Work to do >>
Output each line exactly as it appears, skipping any embedded picture.

Data block >>
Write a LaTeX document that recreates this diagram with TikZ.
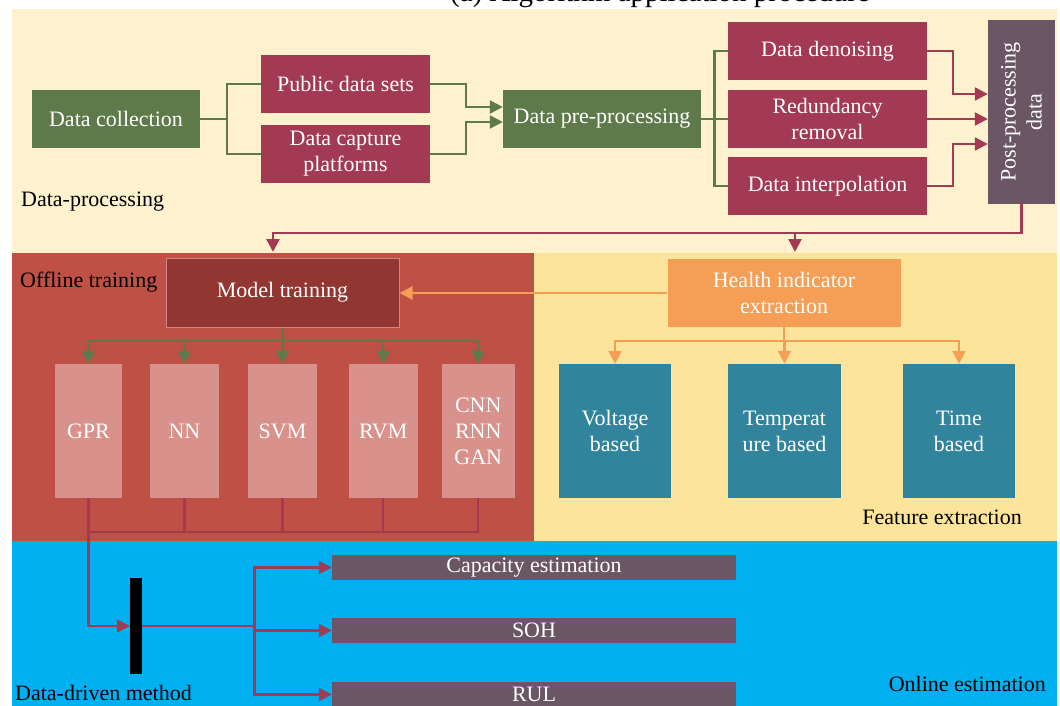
\documentclass[tikz,border=0pt]{standalone}
\usepackage{fontspec}
\setmainfont{Liberation Serif}
\usetikzlibrary{arrows.meta,calc}
\definecolor{cream}{HTML}{FEF1CD}
\definecolor{yel}{HTML}{FDE49B}
\definecolor{redband}{HTML}{BF5046}
\definecolor{blueband}{HTML}{00B0F0}
\definecolor{cgreen}{HTML}{5F7A4A}
\definecolor{crim}{HTML}{A33A53}
\definecolor{mauve}{HTML}{6A5763}
\definecolor{modelc}{HTML}{923631}
\definecolor{pinkc}{HTML}{D8918B}
\definecolor{orangec}{HTML}{F59E55}
\definecolor{tealc}{HTML}{31849B}
\begin{document}
\begin{tikzpicture}[x=1pt,y=-1pt,font=\fontsize{22}{26}\selectfont,
  box/.style={draw=none,inner sep=0pt,align=center,text=white},
  gl/.style={draw=cgreen,line width=2.3pt},
  ga/.style={gl,-{Triangle[length=13pt,width=13pt]}},
  rl/.style={draw=crim,line width=2.3pt},
  ra/.style={rl,-{Triangle[length=13pt,width=13pt]}},
  ol/.style={draw=orangec,line width=2.3pt},
  oa/.style={ol,-{Triangle[length=13pt,width=13pt]}},
  lbl/.style={inner sep=0pt,text=black}]
\useasboundingbox (0,0) rectangle (1060,706);
% bands
\fill[cream] (12,9) rectangle (1057,253);
\fill[redband] (12,253) rectangle (534,541);
\fill[yel] (534,253) rectangle (1057,541);
\fill[blueband] (12,541) rectangle (1057,706);
% title (cut off at top, as in the reference)
\node[anchor=base,font=\fontsize{29}{32}\selectfont,inner sep=0pt] (title) at (660,2) {(a) Algorithm application procedure};
% top boxes
\node[box,fill=cgreen,minimum width=168pt,minimum height=58pt] (dc) at (116,119) {Data collection};
\node[box,fill=crim,minimum width=169pt,minimum height=58pt] (pub) at (345.5,84) {Public data sets};
\node[box,fill=crim,minimum width=169pt,minimum height=58pt] (cap) at (345.5,154) {Data capture\\platforms};
\node[box,fill=cgreen,minimum width=198pt,minimum height=58pt] (dpp) at (602,119) {Data pre-processing};
\node[box,fill=crim,minimum width=199pt,minimum height=58pt] (den) at (827.5,51) {Data denoising};
\node[box,fill=crim,minimum width=199pt,minimum height=58pt] (red) at (827.5,119) {Redundancy\\removal};
\node[box,fill=crim,minimum width=199pt,minimum height=58pt] (int) at (827.5,186) {Data interpolation};
\node[box,fill=mauve,minimum width=67pt,minimum height=184pt] (post) at (1021.5,112) {};
\node[box,rotate=90] (posttext) at (post.center) {Post-processing\\data};
\node[lbl,anchor=west] (ldp) at (21,202) {Data-processing};
% top connectors
\coordinate (j1) at (227,119);
\draw[gl] (dc.east) -- (j1);
\draw[gl] (pub.west) -| (j1) |- (cap.west);
\draw[ga] (pub.east) -- ++(36,0) |- ([yshift=12pt]dpp.west);
\draw[ga] (cap.east) -- ++(36,0) |- ([yshift=-3pt]dpp.west);
\coordinate (j3) at (714.5,119);
\draw[gl] (dpp.east) -- (red.west);
\draw[gl] (den.west) -| (j3) |- (int.west);
\draw[ra] (den.east) -- ++(26,0) |- ([yshift=18pt]post.west);
\draw[ra] (red.east) -- (red.east -| post.west);
\draw[ra] (int.east) -- ++(26,0) |- ([yshift=-32pt]post.west);
\coordinate (a1) at (273,252);
\coordinate (jr) at (795,233);
\coordinate (a2) at (795,252);
\draw[ra] (post.south) |- (273,233) -- (a1);
\draw[ra] (jr) -- (a2);
% middle left
\node[lbl,anchor=west] (lot) at (20,282) {Offline training};
\node[box,fill=modelc,draw=redband!70!white,line width=1pt,minimum width=233pt,minimum height=69pt] (model) at (282.5,292.5) {Model training};
\node[box,fill=pinkc,minimum width=67pt,minimum height=134pt] (gpr) at (88.5,431) {GPR};
\node[box,fill=pinkc,minimum width=69pt,minimum height=134pt] (nn) at (184.5,431) {NN};
\node[box,fill=pinkc,minimum width=69.5pt,minimum height=134pt] (svm) at (282.5,431) {SVM};
\node[box,fill=pinkc,minimum width=69.5pt,minimum height=134pt] (rvm) at (383.25,431) {RVM};
\node[box,fill=pinkc,minimum width=73.5pt,minimum height=134pt] (cnn) at (478.25,431) {CNN\\RNN\\GAN};
\coordinate (gb) at (282.5,341);
\draw[gl] (model.south) -- (gb);
\foreach \n in {gpr,nn,svm,rvm,cnn} {\draw[ga] (gb) -| (\n.north);}
\coordinate (pbl) at (88.5,532);
\draw[rl] (cnn.south) |- (pbl);
\foreach \n in {nn,svm,rvm} {\draw[rl] (\n.south) -- (\n.south |- pbl);}
% middle right
\node[box,fill=orangec,minimum width=233pt,minimum height=68pt] (hi) at (784,293) {Health indicator\\extraction};
\node[box,fill=tealc,minimum width=112pt,minimum height=134pt] (volt) at (615,431) {Voltage\\based};
\node[box,fill=tealc,minimum width=113pt,minimum height=134pt] (temp) at (784.5,431) {Temperat\\ure based};
\node[box,fill=tealc,minimum width=112pt,minimum height=134pt] (time) at (959,431) {Time\\based};
\node[lbl,anchor=east] (lfe) at (1022,517) {Feature extraction};
\draw[oa] (hi.west) -- (hi.west -| model.east);
\coordinate (ob) at (784,341);
\draw[ol] (hi.south) -- (ob);
\foreach \n in {volt,temp,time} {\draw[oa] (ob) -| (\n.north);}
% bottom
\node[fill=black,inner sep=0pt,minimum width=12pt,minimum height=96pt] (bar) at (136,626) {};
\node[box,fill=mauve,minimum width=404pt,minimum height=25pt] (capest) at (534,567.5) {Capacity estimation};
\node[box,fill=mauve,minimum width=404pt,minimum height=25pt] (soh) at (534,630.5) {SOH};
\node[box,fill=mauve,minimum width=404pt,minimum height=25pt] (rul) at (534,694.5) {RUL};
\draw[ra] (gpr.south) |- (bar.west);
\coordinate (jb) at (254.5,626);
\draw[rl] (bar.east) -- (jb);
\draw[ra] (jb) |- (capest.west);
\draw[ra] (jb) |- (soh.west);
\draw[ra] (jb) |- (rul.west);
\node[lbl,anchor=west] (ldd) at (15,693) {Data-driven method};
\node[lbl,anchor=east] (loe) at (1046,684) {Online estimation};
\end{tikzpicture}
\end{document}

Solution to this task >>
Write a LaTeX document that recreates this diagram with TikZ.
\documentclass[tikz,border=0pt]{standalone}
\usepackage{fontspec}
\setmainfont{Liberation Serif}
\usetikzlibrary{arrows.meta,calc}
\definecolor{cream}{HTML}{FEF1CD}
\definecolor{yel}{HTML}{FDE49B}
\definecolor{redband}{HTML}{BF5046}
\definecolor{blueband}{HTML}{00B0F0}
\definecolor{cgreen}{HTML}{5F7A4A}
\definecolor{crim}{HTML}{A33A53}
\definecolor{mauve}{HTML}{6A5763}
\definecolor{modelc}{HTML}{923631}
\definecolor{pinkc}{HTML}{D8918B}
\definecolor{orangec}{HTML}{F59E55}
\definecolor{tealc}{HTML}{31849B}
\begin{document}
\begin{tikzpicture}[x=1pt,y=-1pt,font=\fontsize{22}{26}\selectfont,
  box/.style={draw=none,inner sep=0pt,align=center,text=white},
  gl/.style={draw=cgreen,line width=2.3pt},
  ga/.style={gl,-{Triangle[length=13pt,width=13pt]}},
  rl/.style={draw=crim,line width=2.3pt},
  ra/.style={rl,-{Triangle[length=13pt,width=13pt]}},
  ol/.style={draw=orangec,line width=2.3pt},
  oa/.style={ol,-{Triangle[length=13pt,width=13pt]}},
  lbl/.style={inner sep=0pt,text=black}]
\useasboundingbox (0,0) rectangle (1060,706);
% bands
\fill[cream] (12,9) rectangle (1057,253);
\fill[redband] (12,253) rectangle (534,541);
\fill[yel] (534,253) rectangle (1057,541);
\fill[blueband] (12,541) rectangle (1057,706);
% title (cut off at top, as in the reference)
\node[anchor=base,font=\fontsize{29}{32}\selectfont,inner sep=0pt] (title) at (660,2) {(a) Algorithm application procedure};
% top boxes
\node[box,fill=cgreen,minimum width=168pt,minimum height=58pt] (dc) at (116,119) {Data collection};
\node[box,fill=crim,minimum width=169pt,minimum height=58pt] (pub) at (345.5,84) {Public data sets};
\node[box,fill=crim,minimum width=169pt,minimum height=58pt] (cap) at (345.5,154) {Data capture\\platforms};
\node[box,fill=cgreen,minimum width=198pt,minimum height=58pt] (dpp) at (602,119) {Data pre-processing};
\node[box,fill=crim,minimum width=199pt,minimum height=58pt] (den) at (827.5,51) {Data denoising};
\node[box,fill=crim,minimum width=199pt,minimum height=58pt] (red) at (827.5,119) {Redundancy\\removal};
\node[box,fill=crim,minimum width=199pt,minimum height=58pt] (int) at (827.5,186) {Data interpolation};
\node[box,fill=mauve,minimum width=67pt,minimum height=184pt] (post) at (1021.5,112) {};
\node[box,rotate=90] (posttext) at (post.center) {Post-processing\\data};
\node[lbl,anchor=west] (ldp) at (21,202) {Data-processing};
% top connectors
\coordinate (j1) at (227,119);
\draw[gl] (dc.east) -- (j1);
\draw[gl] (pub.west) -| (j1) |- (cap.west);
\draw[ga] (pub.east) -- ++(36,0) |- ([yshift=12pt]dpp.west);
\draw[ga] (cap.east) -- ++(36,0) |- ([yshift=-3pt]dpp.west);
\coordinate (j3) at (714.5,119);
\draw[gl] (dpp.east) -- (red.west);
\draw[gl] (den.west) -| (j3) |- (int.west);
\draw[ra] (den.east) -- ++(26,0) |- ([yshift=18pt]post.west);
\draw[ra] (red.east) -- (red.east -| post.west);
\draw[ra] (int.east) -- ++(26,0) |- ([yshift=-32pt]post.west);
\coordinate (a1) at (273,252);
\coordinate (jr) at (795,233);
\coordinate (a2) at (795,252);
\draw[ra] (post.south) |- (273,233) -- (a1);
\draw[ra] (jr) -- (a2);
% middle left
\node[lbl,anchor=west] (lot) at (20,282) {Offline training};
\node[box,fill=modelc,draw=redband!70!white,line width=1pt,minimum width=233pt,minimum height=69pt] (model) at (282.5,292.5) {Model training};
\node[box,fill=pinkc,minimum width=67pt,minimum height=134pt] (gpr) at (88.5,431) {GPR};
\node[box,fill=pinkc,minimum width=69pt,minimum height=134pt] (nn) at (184.5,431) {NN};
\node[box,fill=pinkc,minimum width=69.5pt,minimum height=134pt] (svm) at (282.5,431) {SVM};
\node[box,fill=pinkc,minimum width=69.5pt,minimum height=134pt] (rvm) at (383.25,431) {RVM};
\node[box,fill=pinkc,minimum width=73.5pt,minimum height=134pt] (cnn) at (478.25,431) {CNN\\RNN\\GAN};
\coordinate (gb) at (282.5,341);
\draw[gl] (model.south) -- (gb);
\foreach \n in {gpr,nn,svm,rvm,cnn} {\draw[ga] (gb) -| (\n.north);}
\coordinate (pbl) at (88.5,532);
\draw[rl] (cnn.south) |- (pbl);
\foreach \n in {nn,svm,rvm} {\draw[rl] (\n.south) -- (\n.south |- pbl);}
% middle right
\node[box,fill=orangec,minimum width=233pt,minimum height=68pt] (hi) at (784,293) {Health indicator\\extraction};
\node[box,fill=tealc,minimum width=112pt,minimum height=134pt] (volt) at (615,431) {Voltage\\based};
\node[box,fill=tealc,minimum width=113pt,minimum height=134pt] (temp) at (784.5,431) {Temperat\\ure based};
\node[box,fill=tealc,minimum width=112pt,minimum height=134pt] (time) at (959,431) {Time\\based};
\node[lbl,anchor=east] (lfe) at (1022,517) {Feature extraction};
\draw[oa] (hi.west) -- (hi.west -| model.east);
\coordinate (ob) at (784,341);
\draw[ol] (hi.south) -- (ob);
\foreach \n in {volt,temp,time} {\draw[oa] (ob) -| (\n.north);}
% bottom
\node[fill=black,inner sep=0pt,minimum width=12pt,minimum height=96pt] (bar) at (136,626) {};
\node[box,fill=mauve,minimum width=404pt,minimum height=25pt] (capest) at (534,567.5) {Capacity estimation};
\node[box,fill=mauve,minimum width=404pt,minimum height=25pt] (soh) at (534,630.5) {SOH};
\node[box,fill=mauve,minimum width=404pt,minimum height=25pt] (rul) at (534,694.5) {RUL};
\draw[ra] (gpr.south) |- (bar.west);
\coordinate (jb) at (254.5,626);
\draw[rl] (bar.east) -- (jb);
\draw[ra] (jb) |- (capest.west);
\draw[ra] (jb) |- (soh.west);
\draw[ra] (jb) |- (rul.west);
\node[lbl,anchor=west] (ldd) at (15,693) {Data-driven method};
\node[lbl,anchor=east] (loe) at (1046,684) {Online estimation};
\end{tikzpicture}
\end{document}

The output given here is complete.